La famille est fortement constituée : le père y règne en maître absolu, seul juge[1] de ses enfants, de sa femme, de ses esclaves, et cela durant toute leur vie ; cependant le rôle de la femme n’est pas avili comme dans les sociétés barbares : elle entre en communauté de biens avec son mari ; maîtresse dans sa maison, elle a le droit d’acquérir, et partage également avec ses frères l’héritage paternel[2].

La base de l’impôt est la base du recrutement et des droits politiques ; il n’y a de soldats que les citoyens ; il n’y a de citoyens que ceux qui possèdent. Plus on est riche et plus on a de pouvoir et de dignités, mais plus on a de charges à supporter, de devoirs à remplir.
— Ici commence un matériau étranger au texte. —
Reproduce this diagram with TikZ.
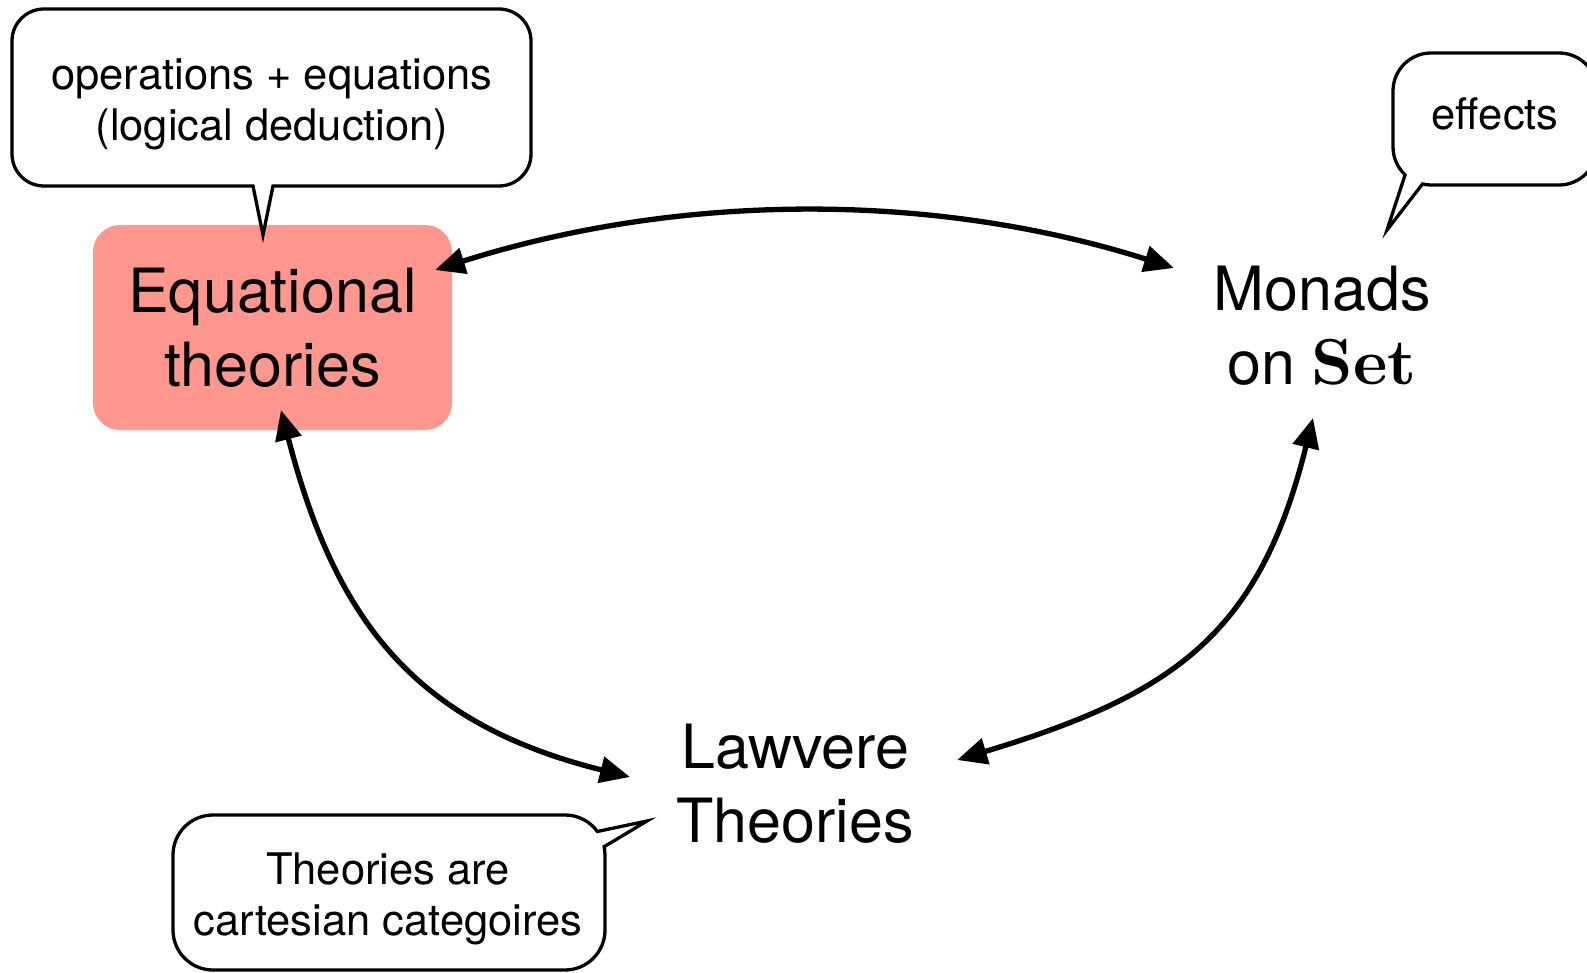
\documentclass[tikz,border=0pt]{standalone}
\usepackage{fontspec}
\setmainfont{TeX Gyre Heros}
\newfontfamily\setfont{lmroman10-bold}[Extension=.otf]
\usetikzlibrary{arrows.meta}
\definecolor{salmon}{RGB}{255,151,142}
\begin{document}
\begin{tikzpicture}[x=1pt,y=-1pt,
  bubble/.style={draw=black, line width=3.3pt, fill=white},
  bubtext/.style={font=\fontsize{43.5}{51}\selectfont, align=center, inner sep=0pt},
  big/.style={font=\fontsize{61}{74}\selectfont, align=center, inner sep=0pt},
  eqbox/.style={big, fill=salmon, rounded corners=27pt, minimum width=359pt, minimum height=205pt},
  link/.style={line width=5.3pt, {Triangle[length=30pt,width=26pt]}-{Triangle[length=30pt,width=26pt]}}]
\useasboundingbox (0,0) rectangle (1587,973);
\clip (0,0) rectangle (1587,973);

% main nodes
\node[eqbox] (eq) at (272.5,327.5) {Equational\\theories};
\node[big] (mon) at (1322,326) {Monads\\on {\setfont\fontsize{65}{74}\selectfont Set}};
\node[big] (law) at (795,784) {Lawvere\\Theories};

% callouts
\draw[bubble] (44,9) -- (499,9) arc[start angle=-90,end angle=0,radius=32]
  -- (531,154) arc[start angle=0,end angle=90,radius=32]
  -- (273,186) -- (263,235) -- (253,186) -- (44,186)
  arc[start angle=90,end angle=180,radius=32]
  -- (12,41) arc[start angle=180,end angle=270,radius=32] -- cycle;
\node[bubtext] (c1) at (272,104) {operations + equations\\(logical deduction)};

\draw[bubble] (1431,53) -- (1559,53) arc[start angle=-90,end angle=0,radius=38]
  -- (1597,147) arc[start angle=0,end angle=90,radius=38]
  -- (1431,185) arc[start angle=90,end angle=103,radius=38]
  -- (1387,230) -- (1405.1,174.8) arc[start angle=133,end angle=180,radius=38]
  -- (1393,91) arc[start angle=180,end angle=270,radius=38] -- cycle;
\node[bubtext] (c2) at (1495,114) {effects};

\draw[bubble] (213,815) -- (565,815) arc[start angle=-90,end angle=-36,radius=40]
  -- (647,821) -- (604.1,846.7) arc[start angle=-12,end angle=0,radius=40]
  -- (605,930) arc[start angle=0,end angle=90,radius=40]
  -- (213,970) arc[start angle=90,end angle=180,radius=40]
  -- (173,855) arc[start angle=180,end angle=270,radius=40] -- cycle;
\node[bubtext] (c3) at (388,899) {Theories are\\cartesian categoires};

% connectors
\coordinate (eqR) at (435,270);
\coordinate (monL) at (1174,268);
\coordinate (eqB) at (281,410);
\coordinate (lawL) at (630,777);
\coordinate (lawR) at (957,760);
\coordinate (monB) at (1313,418);
\draw[link] (eqR) .. controls +(243,-77) and +(-243,-77) .. (monL);
\draw[link] (eqB) .. controls +(55,213) and +(-213,-53) .. (lawL);
\draw[link] (lawR) .. controls +(215,-65) and +(-54,218) .. (monB);
\end{tikzpicture}
\end{document}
Pour combattre comme pour voter, les Romains se divisent par classes suivant leur fortune, et, dans les comices comme sur le champ de bataille, les plus riches sont aux premiers rangs.
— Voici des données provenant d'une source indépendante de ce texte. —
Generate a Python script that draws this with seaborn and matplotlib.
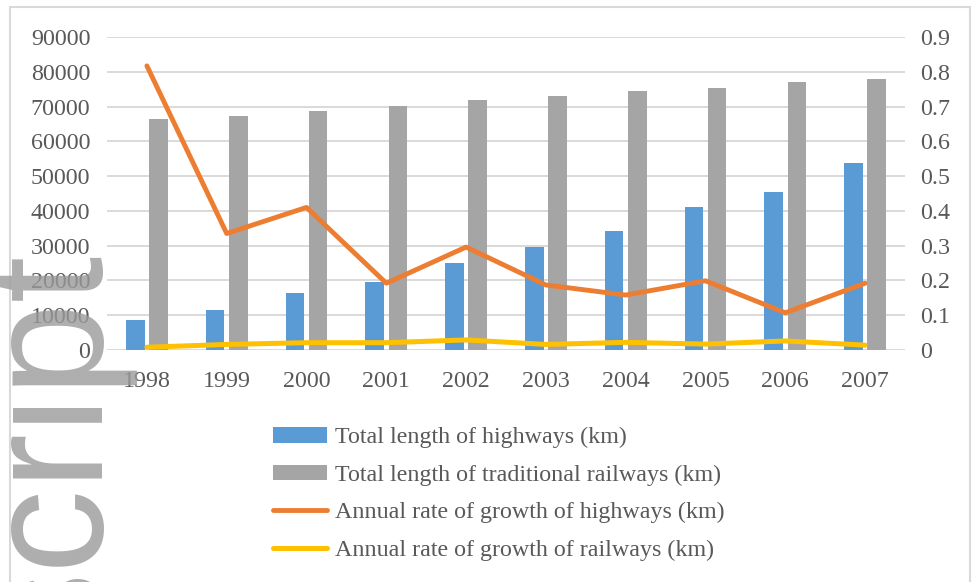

Initié aux pratiques apparentes de la liberté, le peuple est contenu par la superstition et le respect pour les hautes classes. En faisant intervenir la divinité dans toutes les actions de la vie, on idéalise les choses les plus vulgaires, et on apprend aux hommes qu’au-dessus des intérêts maté-

  1. « Chez les Romains, les enfants ne possèdent rien en propre du vivant de leur père. Celui-ci peut disposer non-seulement de tous les biens, mais même de la vie de ses enfants. » (Denys d’Halicarnasse, VIII, lxxix ; II, xxv.)
  2. Denys d’Halicarnasse, II, xxv, xxvi. — « Dès l’origine, dit Mommsen, la famille romaine présentait, par l’ordre moral qui régnait entre ses membres et leur subordination mutuelle, les conditions d’une civilisation supérieure. » (Histoire romaine, 2e édit. I, p. 54.)